Case ID: f-appx_128/html/0825-01.html
Source: Caselaw Access Project
Author: {"author": "", "license": "Public Domain", "url": "https://static.case.law/"}
Date Created: 2024-08-24T03:29:51.129683

Jay COHEN, Petitioner-Appellant, v. UNITED STATES of America, Respondent-Appellee.
    No. 04-1937-PR.
    United States Court of Appeals, Second Circuit.
    April 22, 2005.
    Melinda Sarafa, Zuckerman Spaeder LLP, New York, N.Y. (D. Allison Baker, Zuckerman Spaeder LLP, Washington, D.C.; Benjamin Brafman, Mark M. Baker, Brafman & Ross, PC, New York, NY, on the brief), for Appellant.
    Joseph V. De Marco, Assistant United States Attorney (David N. Kelley, United States Attorney for the Southern District of New York; Katherine Polk Failla, Assistant United States Attorney, on the brief), New York, NY, for Appellee.
    
      Present: WALKER, Chief Judge, LEVAL, Circuit Judge, and DUPLANTIER, District Judge.
    
    
      
       The Honorable Adrian G. Duplantier, of the United States District Court for the Eastern District of Louisiana, sitting by designation.
    
   SUMMARY ORDER

UPON DUE CONSIDERATION, IT IS HEREBY ORDERED, ADJUDGED AND DECREED that the judgment of the district court be and it hereby is AFFIRMED.

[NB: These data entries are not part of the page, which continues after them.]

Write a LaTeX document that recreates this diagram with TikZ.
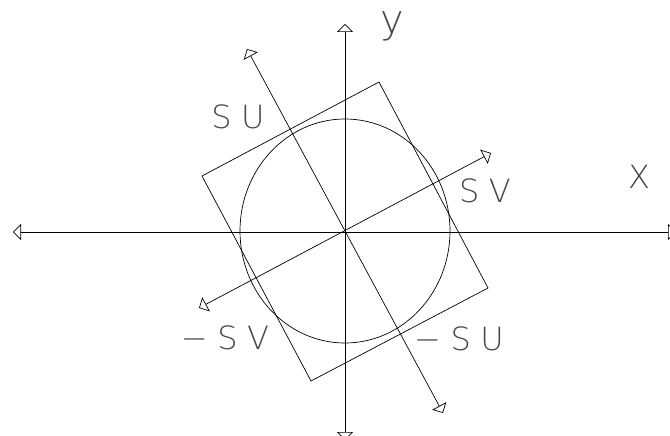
\documentclass[tikz,border=0pt]{standalone}
\usepackage{fontspec}
\newfontfamily\cadfont[LetterSpace=30]{DejaVu Sans ExtraLight}
\usetikzlibrary{calc, arrows.meta, positioning}
\tikzset{
  opentri/.tip={Triangle[open, length=8pt, width=16pt]},
  lbl/.style={text=black!72, inner sep=0pt, font=\cadfont\fontsize{32}{32}\selectfont},
}
\begin{document}
\begin{tikzpicture}[x=1pt, y=-1pt, line width=0.7pt]
      \useasboundingbox (0,0) rectangle (670,436);
      % axes ends
      \coordinate (O) at (345,231);
      \coordinate (xl) at (13,232);
      \coordinate (xr) at (676,232);
      \coordinate (yt) at (345,24);
      \coordinate (yb) at (345,440);
      \coordinate (ut) at (247,49);
      \coordinate (ub) at (443,413);
      \coordinate (vt) at (491,153);
      \coordinate (vb) at (199,308);

      \draw[opentri-opentri] (xl) -- (xr);
      \draw[opentri-opentri] (yb) -- (yt);
      \draw[opentri-opentri] (ub) -- (ut);
      \draw[opentri-opentri] (vb) -- (vt);

      \draw (O) ellipse [x radius=105, y radius=112];
      \draw (202,176) -- (379,82) -- (488,288) -- (311,381) -- cycle;

      \node[lbl, font=\cadfont\fontsize{40}{40}\selectfont] (ly) at (392,26) {y};
      \node[lbl] (lx) at (639,177) {X};
      \node[lbl] (lsu) at (238,117) {SU};
      \node[lbl] (lsv) at (485,191) {SV};
      \node[lbl] (lmsv) at (225,338) {−SV};
      \node[lbl] (lmsu) at (459,339) {−SU};
    \end{tikzpicture}
\end{document}
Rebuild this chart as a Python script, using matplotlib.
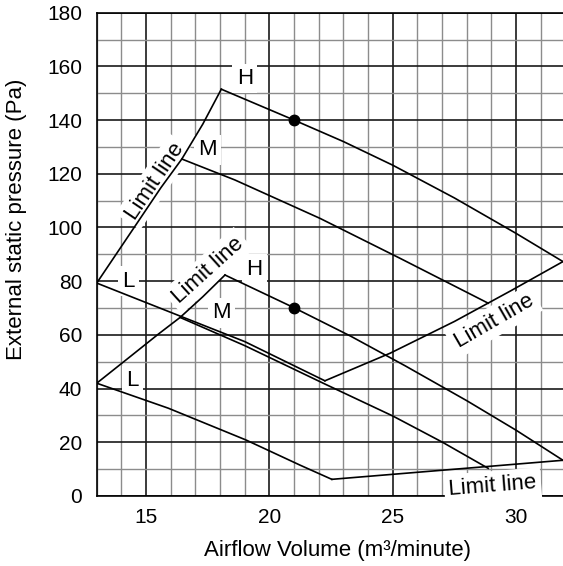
import matplotlib
matplotlib.use("Agg")
import matplotlib.pyplot as plt
from matplotlib.ticker import MultipleLocator

plt.rcParams["font.family"] = ["Liberation Sans", "DejaVu Sans"]

# ── Data ─────────────────────────────────────────────────────────
# upper fan set
UP_H_X = [18.05, 21.0, 23.0, 25.0, 27.5, 30.0, 31.9]
UP_H_Y = [151.5, 140.0, 132.0, 123.2, 111.0, 97.8, 87.3]
UP_M_X = [16.45, 18.6, 22.05, 25.3, 28.87]
UP_M_Y = [125.5, 117.7, 103.4, 88.5, 71.8]
UP_L_X = [13.0, 16.3, 19.0, 22.25]
UP_L_Y = [79.3, 67.3, 57.5, 42.9]
UP_LIMIT_LEFT_X = [13.0, 14.7, 15.6, 16.45, 17.3, 18.05]
UP_LIMIT_LEFT_Y = [79.3, 102.5, 114.8, 125.5, 138.5, 151.5]
UP_LIMIT_RIGHT_X = [22.25, 24.9, 27.5, 29.8, 31.9]
UP_LIMIT_RIGHT_Y = [42.9, 53.2, 65.0, 76.5, 87.3]

# lower fan set
LO_H_X = [18.2, 21.0, 23.3, 25.5, 28.0, 30.0, 31.9]
LO_H_Y = [82.3, 70.1, 59.5, 48.5, 35.5, 24.5, 13.3]
LO_M_X = [16.38, 19.0, 22.25, 25.0, 27.0, 28.87]
LO_M_Y = [66.5, 56.0, 41.7, 29.8, 20.1, 10.3]
LO_L_X = [13.0, 15.9, 19.04, 21.24, 22.53]
LO_L_Y = [42.0, 32.7, 20.9, 11.5, 6.2]
LO_LIMIT_LEFT_X = [13.0, 14.3, 15.5, 16.38, 17.3, 18.2]
LO_LIMIT_LEFT_Y = [42.0, 51.5, 60.3, 66.5, 74.2, 82.3]
LO_LIMIT_BOTTOM_X = [22.53, 31.9]
LO_LIMIT_BOTTOM_Y = [6.2, 13.3]

# rated points
DOT_X = [21.0, 21.0]
DOT_Y = [140.0, 70.1]

X_TICKS = [15, 20, 25, 30]
Y_TICKS = [0, 20, 40, 60, 80, 100, 120, 140, 160, 180]

# ── Figure ────────────────────────────────────────────────────────
fig = plt.figure(figsize=(5.63, 5.66), dpi=100)
ax = fig.add_axes([0.1718, 0.1237, 0.8325, 0.8539])

ax.set_xlim(13, 32)
ax.set_ylim(0, 180)
ax.set_xticks(X_TICKS)
ax.set_yticks(Y_TICKS)
ax.xaxis.set_minor_locator(MultipleLocator(1))
ax.yaxis.set_minor_locator(MultipleLocator(10))
ax.grid(which="minor", color="#8c8c8c", lw=1.0, zorder=0)
ax.grid(which="major", color="#1a1a1a", lw=1.2, zorder=0)
ax.set_axisbelow(True)
ax.tick_params(which="both", length=0, labelsize=15)
ax.tick_params(axis="y", pad=10.5)
ax.tick_params(axis="x", pad=8.5)
for sp in ax.spines.values():
    sp.set_color("black")
    sp.set_linewidth(1.2)
ax.spines["right"].set_visible(False)

curves = [
    (UP_H_X, UP_H_Y), (UP_M_X, UP_M_Y), (UP_L_X, UP_L_Y),
    (UP_LIMIT_LEFT_X, UP_LIMIT_LEFT_Y), (UP_LIMIT_RIGHT_X, UP_LIMIT_RIGHT_Y),
    (LO_H_X, LO_H_Y), (LO_M_X, LO_M_Y), (LO_L_X, LO_L_Y),
    (LO_LIMIT_LEFT_X, LO_LIMIT_LEFT_Y), (LO_LIMIT_BOTTOM_X, LO_LIMIT_BOTTOM_Y),
]
for xs, ys in curves:
    ax.plot(xs, ys, color="black", lw=1.2, zorder=4, solid_joinstyle="round")

ax.plot(DOT_X, DOT_Y, "o", color="black", ms=7.5, zorder=5)

box = dict(boxstyle="square,pad=0.2", fc="white", ec="none")
labels = [
    ("H", 19.0, 155.5, 0), ("M", 17.5, 129.0, 0), ("L", 14.3, 80.0, 0),
    ("H", 19.4, 84.5, 0), ("M", 18.05, 68.3, 0), ("L", 14.45, 43.0, 0),
    ("Limit line", 15.35, 117.0, 56), ("Limit line", 17.5, 84.0, 42),
    ("Limit line", 29.1, 65.0, 30), ("Limit line", 29.05, 3.7, 4.5),
]
for txt, x, y, rot in labels:
    ax.text(x, y, txt, fontsize=16, rotation=rot, ha="center", va="center",
            rotation_mode="anchor", bbox=box, zorder=3)

ax.set_xlabel("Airflow Volume (m³/minute)", fontsize=16)
ax.set_ylabel("External static pressure (Pa)", fontsize=16)
ax.xaxis.set_label_coords(0.513, -0.091)
ax.yaxis.set_label_coords(-0.149, 0.573)

fig.savefig("out.png", dpi=100)
plt.close(fig)
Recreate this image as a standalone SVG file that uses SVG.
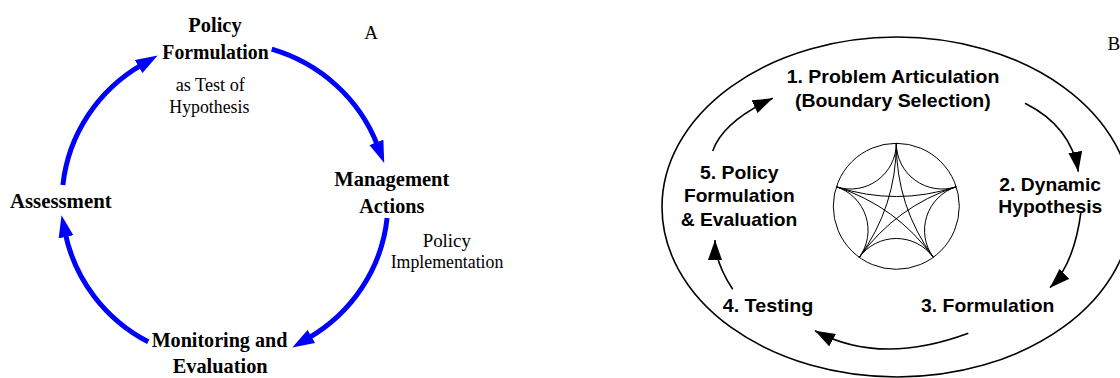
<svg xmlns="http://www.w3.org/2000/svg" width="1120" height="378" viewBox="0 0 1120 378">
  <style>
    .serif-b { font-family: "Liberation Serif", "Times New Roman", serif; font-weight: bold; font-size: 22px; fill: #000; text-anchor: middle; }
    .serif { font-family: "Liberation Serif", "Times New Roman", serif; font-size: 19px; fill: #000; text-anchor: middle; }
    .sans-b { font-family: "Liberation Sans", Arial, sans-serif; font-weight: bold; font-size: 19px; fill: #000; text-anchor: middle; }
    .blue-link { fill: none; stroke: #0000ff; stroke-width: 5; marker-end: url(#blueHead); }
    .black-link { fill: none; stroke: #000; stroke-width: 1.6; marker-end: url(#blackHead); }
    .star { fill: none; stroke: #000; stroke-width: 1; }
  </style>
  <defs>
    <marker id="blueHead" markerUnits="userSpaceOnUse" viewBox="-4 -8 22 16" markerWidth="22" markerHeight="16" refX="0" refY="0" orient="auto">
      <path d="M-4,-7.5 L18,0 L-4,7.5 z" fill="#0000ff"/>
    </marker>
    <marker id="blackHead" markerUnits="userSpaceOnUse" viewBox="-20 -7 20 14" markerWidth="20" markerHeight="14" refX="0" refY="0" orient="auto">
      <path d="M-20,-7 L0,0 L-20,7 z" fill="#000"/>
    </marker>
  </defs>

  <rect width="1120" height="378" fill="#fff"/>

  <!-- Panel A: policy cycle -->
  <g id="panel-a-links">
    <path class="blue-link" d="M271.7,49.2 A163,159 0 0 1 377.8,146.1"/>
    <path class="blue-link" d="M387.1,218.1 A163,159 0 0 1 307.9,338.4"/>
    <path class="blue-link" d="M148.2,341.8 A163,159 0 0 1 65.2,232.9"/>
    <path class="blue-link" d="M62.9,184.9 A163,159 0 0 1 142.1,64.6"/>
  </g>

  <g id="node-policy-formulation">
    <text class="serif-b" x="215" y="31.7" textLength="53.3" lengthAdjust="spacingAndGlyphs">Policy</text>
    <text class="serif-b" x="215.5" y="59" textLength="106.3" lengthAdjust="spacingAndGlyphs">Formulation</text>
    <text class="serif" x="210.3" y="90.7" textLength="69.3" lengthAdjust="spacingAndGlyphs">as Test of</text>
    <text class="serif" x="209.3" y="113.3" textLength="80" lengthAdjust="spacingAndGlyphs">Hypothesis</text>
  </g>
  <g id="node-management-actions">
    <text class="serif-b" x="391.8" y="185.7" textLength="115" lengthAdjust="spacingAndGlyphs">Management</text>
    <text class="serif-b" x="391.8" y="213.3" textLength="65" lengthAdjust="spacingAndGlyphs">Actions</text>
    <text class="serif" x="446.8" y="246.7" textLength="48.3" lengthAdjust="spacingAndGlyphs">Policy</text>
    <text class="serif" x="447" y="268.3" textLength="112.7" lengthAdjust="spacingAndGlyphs">Implementation</text>
  </g>
  <g id="node-monitoring">
    <text class="serif-b" x="219.5" y="346.7" textLength="135.7" lengthAdjust="spacingAndGlyphs">Monitoring and</text>
    <text class="serif-b" x="220.2" y="373.3" textLength="95" lengthAdjust="spacingAndGlyphs">Evaluation</text>
  </g>
  <g id="node-assessment">
    <text class="serif-b" x="60.8" y="208.3" textLength="101.7" lengthAdjust="spacingAndGlyphs">Assessment</text>
  </g>
  <text class="serif" x="371" y="39.3">A</text>

  <!-- Panel B: modelling process -->
  <ellipse cx="897" cy="207" rx="235" ry="170" fill="none" stroke="#000" stroke-width="1.6"/>

  <g id="hyperbolic-star" class="star">
    <circle cx="896.3" cy="206.3" r="63"/>
    <!-- edges between neighbouring points -->
    <path d="M896.3,143.3 A45.8,45.8 0 0 0 956.2,186.8"/>
    <path d="M956.2,186.8 A45.8,45.8 0 0 0 933.3,257.3"/>
    <path d="M933.3,257.3 A45.8,45.8 0 0 0 859.3,257.3"/>
    <path d="M859.3,257.3 A45.8,45.8 0 0 0 836.4,186.8"/>
    <path d="M836.4,186.8 A45.8,45.8 0 0 0 896.3,143.3"/>
    <!-- pentagram edges -->
    <path d="M896.3,143.3 A193.9,193.9 0 0 0 933.3,257.3"/>
    <path d="M933.3,257.3 A193.9,193.9 0 0 0 836.4,186.8"/>
    <path d="M836.4,186.8 A193.9,193.9 0 0 0 956.2,186.8"/>
    <path d="M956.2,186.8 A193.9,193.9 0 0 0 859.3,257.3"/>
    <path d="M859.3,257.3 A193.9,193.9 0 0 0 896.3,143.3"/>
  </g>

  <g id="panel-b-links">
    <path class="black-link" d="M712.7,151 Q722.9,121.5 772.7,98.3"/>
    <path class="black-link" d="M1025,103.3 Q1071.3,126.5 1078.3,171.7"/>
    <path class="black-link" d="M1081,211.7 Q1074.1,264.5 1050,287.7"/>
    <path class="black-link" d="M968.3,333.3 Q880,366 815,330.7"/>
    <path class="black-link" d="M732.7,289.3 Q715,262.4 715,240"/>
  </g>

  <g id="node-problem-articulation">
    <text class="sans-b" x="893" y="83.3" textLength="212.6" lengthAdjust="spacingAndGlyphs">1. Problem Articulation</text>
    <text class="sans-b" x="892.8" y="107.3" textLength="195.7" lengthAdjust="spacingAndGlyphs">(Boundary Selection)</text>
  </g>
  <g id="node-dynamic-hypothesis">
    <text class="sans-b" x="1050.2" y="190.7" textLength="101.7" lengthAdjust="spacingAndGlyphs">2. Dynamic</text>
    <text class="sans-b" x="1050.3" y="213.3" textLength="104" lengthAdjust="spacingAndGlyphs">Hypothesis</text>
  </g>
  <g id="node-formulation">
    <text class="sans-b" x="987.7" y="311.7" textLength="133.3" lengthAdjust="spacingAndGlyphs">3. Formulation</text>
  </g>
  <g id="node-testing">
    <text class="sans-b" x="768" y="311.7" textLength="90.6" lengthAdjust="spacingAndGlyphs">4. Testing</text>
  </g>
  <g id="node-policy-evaluation">
    <text class="sans-b" x="739.3" y="179" textLength="78.7" lengthAdjust="spacingAndGlyphs">5. Policy</text>
    <text class="sans-b" x="739.3" y="202.3" textLength="110.7" lengthAdjust="spacingAndGlyphs">Formulation</text>
    <text class="sans-b" x="739" y="225.7" textLength="116.6" lengthAdjust="spacingAndGlyphs">&amp; Evaluation</text>
  </g>
  <text class="serif" x="1107.5" y="49.5" text-anchor="start" style="text-anchor:start">B</text>
</svg>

Appellant Jay Cohen appeals from an order entered March 9, 2004, in the United States District Court for the Southern District of New York (Thomas P. Greisa, Judge), denying his motion to vacate his conviction and sentence, pursuant to 28 U.S.C. § 2255. On appeal, Cohen argues that at trial the government misled the court as to whether New York State’s Capital Off-Track Betting Corporation (“Capital OTB”), after which Cohen claims to have modeled his company, was regulated by 18 U.S.C. § 1084, the statute Cohen was convicted of violating. Cohen claims that this misrepresentation caused the court to instruct the jury in a manner that effectively denied him the right to testify on his own behalf and offended Cohen’s due process right to a fair trial. Cohen also argues that the government, in deciding to prosecute him, but not other, similarly situated persons, violated his right to equal protection of the laws. Familiarity with the facts and procedural history is assumed. We affirm.

With regard to Cohen’s first argument, we find no error in the jury instructions or any other ruling by the district court that might have compromised Cohen’s rights under the United States Constitution. As we determined in resolving Cohen’s case on direct appeal, the district court properly ruled that willfulness is not an element of 18 U.S.C. § 1084 and that Cohen’s “good-faith” defense was unavailing as a matter of law. See United States v. Cohen, 260 F.3d 68, 71-73, 75-76 (2d Cir.2001). Thus, whether Cohen modeled his company on another organization he believed to be lawful under 18 U.S.C. § 1084, and whether that organization was regulated by 18 U.S.C. § 1084, were irrelevant to Cohen’s guilt under the statute.

We also reject Cohen’s selective prosecution claim. Because this claim was not raised at trial or on direct appeal, Cohen must show both cause and prejudice to prevail on collateral review. See Campino v. United States, 968 F.2d 187, 190-91 (2d Cir.1992). There is no reason Cohen could not have made this argument earlier in the case, considering that the documents he has offered in support of his § 2255 motion appear to have been reasonably obtainable, and that he has maintained throughout that other betting organizations are similarly situated with respect to 28 U.S.C. § 1084, yet have not been prosecuted under the statute. But regardless of whether Cohen’s earlier failure to procure these documents constitutes cause, Cohen’s argument is unavailing on the merits. He has not pointed to evidence of discriminatory intent and effect that would warrant further discovery on the issue, much less reversal of his-conviction. See United States v. Armstrong, 517 U.S. 456, 464-66, 116 S.Ct. 1480, 134 L.Ed.2d 687 (1996). A state-sponsored horse-race betting entity is substantially different from the unregulated offshore bookmaking operation run by Cohen. The federal government’s decision to prosecute Cohen while not prosecuting the state-sponsored entity does not raise an issue of selective prosecution. Nor does the decision to prosecute persons making book on major league sports but not those making book on less popular sports. See United States v. Al Jibori, 90 F.3d 22, 25 (2d Cir.1996)(noting that, under Armstrong, “a defendant must make at least a credible showing of different treatment of similarly situated persons to establish a colorable basis for a finding of discriminatory effect and consequently to become eligible for discovery” (internal quotation marks omitted)).

We have carefully considered Cohen’s remaining arguments and find them to be without merit.

For the reasons set forth above, the judgment of the district court is hereby AFFIRMED.